Why is it useful to learn about Hamiltonian Mechanics in the framework of Symplectic Geometry? ...Other than providing a deeper insight into the mathematical background of dynamical systems.
Does casting certain classes of problems in terms of symplectic geometry make solving them easier/possible? If so, when is it useful to start solving a problem in this way?
Is the framework of quantum mechanics an even further generalized form of the symplectic geometrical framework of classical mechanics? If so, why not use that generalized form, ignoring the additional structure that makes it "quantum" (taking the classical limit)? Is there a well-defined mapping from classical -> quantum in these frameworks (quantization) that is invertible to obtain the quantum -> classical map (classical limit)?
 A: 
It is well known that the exercise of logic never adds to our knowledge: its role is to make a certain aspect of that knowledge clearer or more explicit, while keeping all the rest conveniently out of our sight.

Tommaso Toffoli, in "Entropy? Honest!". Entropy 18, 247 (2016). doi: 10.3390/e18070247.
The advance of the geometric formulation of Hamiltonian mechanics, and pretty much of any physical theory if you ask me, is "to make a certain aspect of that knowledge clearer or more explicit, while keeping all the rest conveniently out of our sight". As far as I know, there are no systems that you actually need to describe using the geometric formulation (maybe someone with more expertise might agree or disagree with me later), but the geometric formulation does allow you to see some notions from a better angle.
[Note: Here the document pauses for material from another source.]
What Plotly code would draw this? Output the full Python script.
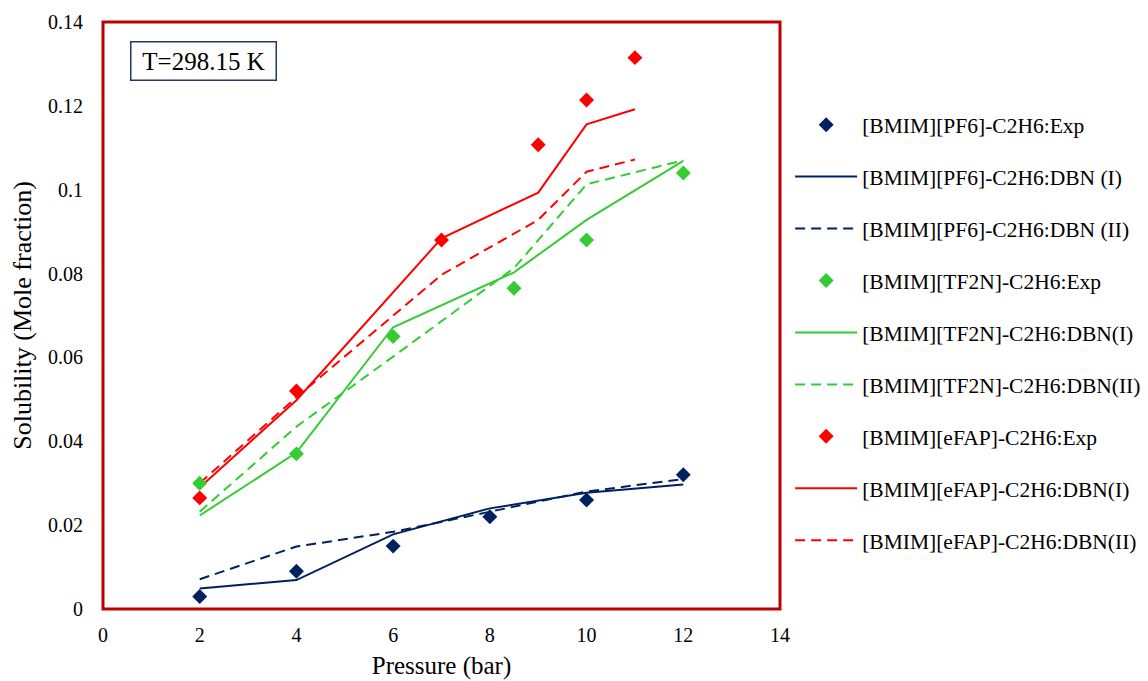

For example, canonical transformations. When formulating Hamiltonian mechanics in terms of symplectic geometry, you notice that the coordinates and momenta you're using to describe your physical system are merely coordinates on a manifold. You could just as well use different choices, in the same way you can choose between using Cartesian or spherical coordinates in Euclidean 3D space. Symplectic transformations are then simply changing coordinates on phase space in a way that the expression of a geometric object known as the symplectic form (AKA the Poisson brackets) is kept invariant. Of course, you can do all of the usual computations without thinking about these things, but knowing of these details allows you to get a different angle of how Mechanics works, and understand it differently and deeper. Some proofs also might get more natural on a more robust mathematical setting. Sometimes, to spend more time on the definitions that go into a theory later allows you to take a lot of shortcuts when proving more complex results.
The framework of quantum mechanics is vastly different from that of classical mechanics. While classical mechanics lives on a (often finite dimensional) symplectic manifold, quantum mechanics lives on a (nearly always infinite dimensional) Hilbert space. The framework of quantum mechanics is not a mere generalization of classical mechanics, it does have some quite different features.
As far as I know, there is difficulty in obtaining a well-defined "quantization" map, since in principle different quantum systems could lead to the same classical theory (naively, consider the quantum Hamiltonian $H = AB - BA$ for some operators $A$ and $B$, which classically would be simply $\mathcal{H} = 0$). On a more mathematical setting, I guess the phrasing goes something like "quantization is not a functor" (see this post on MathOverflow), but I'm mentioning this for mere completeness, I don't really understand what the phrase means. If you're interested in see how quantization can be done for some linear classical systems using the symplectic structure of the classical theory, Chap. 2 of Wald's Quantum Field Theory in Curved Spacetime and Black Hole Thermodynamics has a nice discussion. I think the course notes by Geroch on geometrical quantum mechanics also discuss that (with a review of the geometric formulation of classical mechanics).
I'm not sure whether there is a mathematically well-defined way of uniquely obtaining the symplectic manifold of a classical theory from the quantum theory (although I do hope so hahaha). Perhaps someone better informed in those details might add an answer that is more complete in that direction.